When the House of Representatives is dissolved, there must be a general election of the House of Representatives within 40 days from the date of dissolution under Article 54 of the Constitution. The general election in 2024 will be held 18 days after the dissolution.
 
The House of Representatives has 465 seats. 289 seats are from single-seat constituencies in all over Japan. The remaining 176 seats are from eleven blocks with several representatives that are allocated to parties on pro rata based on the number of votes.
 
Each voter has two votes in election; one is for writing a name of a candidate in a single-seat constituency, and the other is for writing the name of a party (and not an individual candidate) for proportional representatives.
 
In each single-seat constituency the system is first-past-the-post: whoever receives the most votes wins the seat.
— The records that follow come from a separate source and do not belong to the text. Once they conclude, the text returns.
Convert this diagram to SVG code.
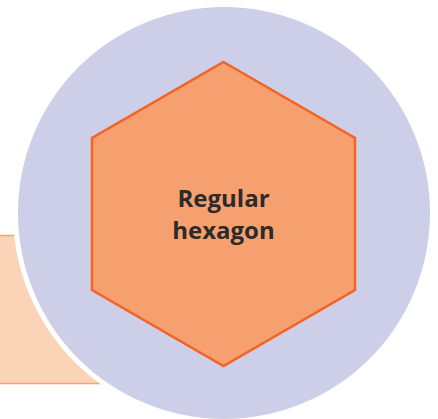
<svg xmlns="http://www.w3.org/2000/svg" width="438" height="419" viewBox="0 0 438 419">
<style>
.lbl{font-family:"Open Sans","Lato","Liberation Sans",sans-serif;font-weight:700;font-size:24px;fill:#2b2b2b;text-anchor:middle}
</style>
<rect width="438" height="419" fill="#ffffff"/>
<g id="card">
<rect x="-2" y="235" width="230" height="149" fill="#FBD4B8"/>
<line x1="-2" y1="235.5" x2="228" y2="235.5" stroke="#F5A375" stroke-width="1.5"/>
<line x1="-2" y1="383.5" x2="228" y2="383.5" stroke="#F5A375" stroke-width="1.5"/>
</g>
<g id="circle">
<circle cx="224" cy="213" r="211" fill="#ffffff"/>
<circle cx="224" cy="213" r="206" fill="#CDCFE8"/>
</g>
<g id="hexagon">
<polygon points="223.5,62 355,138 355,290 223.5,366 92,290 92,138" fill="#F7A06F" stroke="#F26324" stroke-width="2.5" stroke-linejoin="miter"/>
<text class="lbl" x="223.5" y="207">Regular</text>
<text class="lbl" x="223.5" y="239">hexagon</text>
</g>
<g id="connectors"/>
</svg>
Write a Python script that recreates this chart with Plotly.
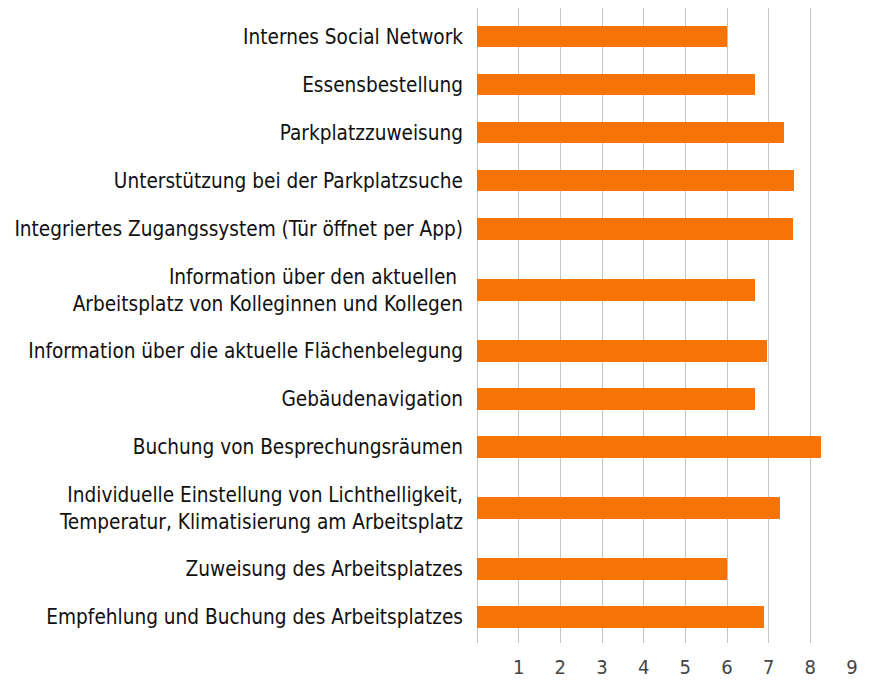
import plotly.graph_objects as go

categories = [
    "Internes Social Network",
    "Essensbestellung",
    "Parkplatzzuweisung",
    "Unterstützung bei der Parkplatzsuche",
    "Integriertes Zugangssystem (Tür öffnet per App)",
    "Information über den aktuellen <br>Arbeitsplatz von Kolleginnen und Kollegen",
    "Information über die aktuelle Flächenbelegung",
    "Gebäudenavigation",
    "Buchung von Besprechungsräumen",
    "Individuelle Einstellung von Lichthelligkeit,<br>Temperatur, Klimatisierung am Arbeitsplatz",
    "Zuweisung des Arbeitsplatzes",
    "Empfehlung und Buchung des Arbeitsplatzes",
]
values = [6.0, 6.68, 7.36, 7.61, 7.58, 6.68, 6.96, 6.68, 8.25, 7.28, 6.0, 6.88]
x_ticks = [1, 2, 3, 4, 5, 6, 7, 8, 9]

# Row slot heights depend on the number of label lines
slots = [1.0 if "<br>" not in c else 1.54 for c in categories]
centers = []
acc = 0.0
for s in slots:
    centers.append(acc + s / 2)
    acc += s

FONT = "DejaVu Sans Condensed, Liberation Sans Narrow, sans-serif"

fig = go.Figure(
    go.Bar(
        x=values,
        y=centers,
        orientation="h",
        width=0.44,
        marker=dict(color="#F87406", line=dict(width=0)),
        hoverinfo="x",
    )
)

# page body has an 8px margin, so the figure is 8px smaller each way
fig.update_layout(
    width=865,
    height=674,
    margin=dict(l=469, r=21, t=0, b=39, autoexpand=False),
    paper_bgcolor="white",
    plot_bgcolor="white",
    showlegend=False,
    bargap=0,
    xaxis=dict(
        range=[0, 9],
        tickvals=x_ticks,
        ticktext=[str(t) for t in x_ticks],
        showgrid=True,
        gridcolor="#c4c4c4",
        gridwidth=1,
        zeroline=True,
        zerolinecolor="#c4c4c4",
        zerolinewidth=1,
        showline=False,
        ticks="",
        ticklabelstandoff=10,
        tickfont=dict(family=FONT, size=20, color="#444444"),
        automargin=False,
        fixedrange=True,
    ),
    yaxis=dict(
        range=[centers[-1] + 0.54, centers[0] - 0.6],
        tickvals=centers,
        ticktext=categories,
        showgrid=False,
        zeroline=False,
        showline=False,
        ticks="",
        ticklabelstandoff=13,
        tickfont=dict(family=FONT, size=20.6, color="#111111"),
        automargin=False,
        fixedrange=True,
    ),
)

fig.write_html("out.html")
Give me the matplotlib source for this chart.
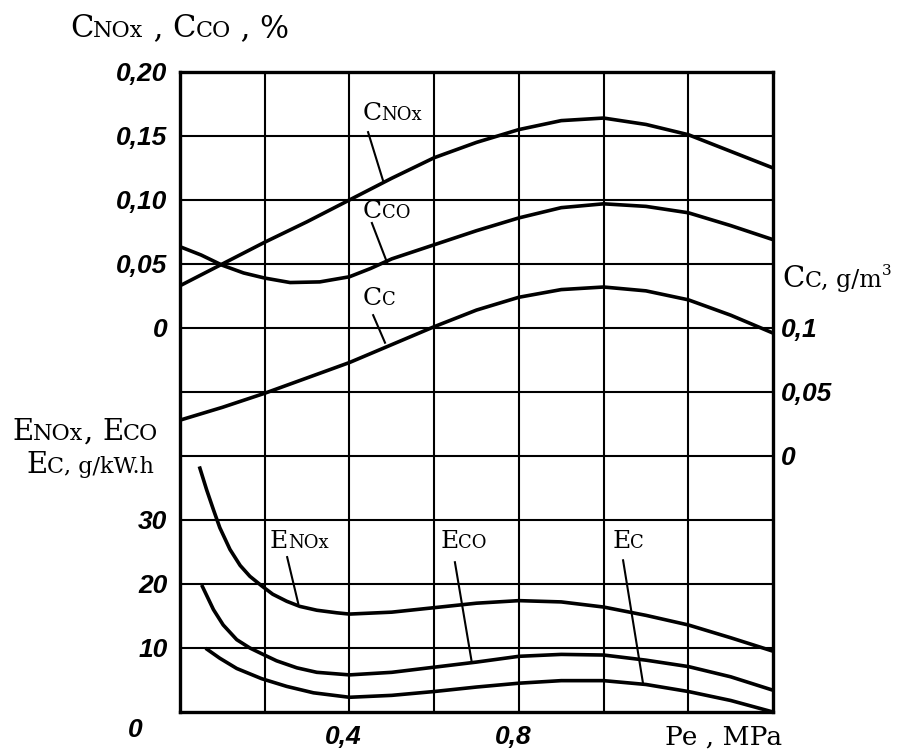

The winning proportional representatives are selected from the slate of each party, according to the number of seats allocated to them. Each party makes a list of candidates in order of priority. If a party wins 10 seats in a block of proportional representatives, the candidates from number 1 to 10 on the list will take the seats.
 
What makes this system complicated is that one candidate can be nominated for both kinds of seats. A candidate with a double nomination can take a seat as a proportional representative, even if he/she loses the single-seat constituency.
 
Moreover, a party can nominate multiple candidates in the same position on the list of proportional representatives. It is usual that, say, ten or twenty candidates who also are candidates in single-seat constituencies are nominated in the number one position. As between the candidates in this position, the candidate with the smallest margin of defeat in the single-seat constituency takes priority. If candidate A lost by 5 percentage points to his or her opponent, and candidate B lost by 10 percent, A is superior to B when seats are allocated to proportional representatives.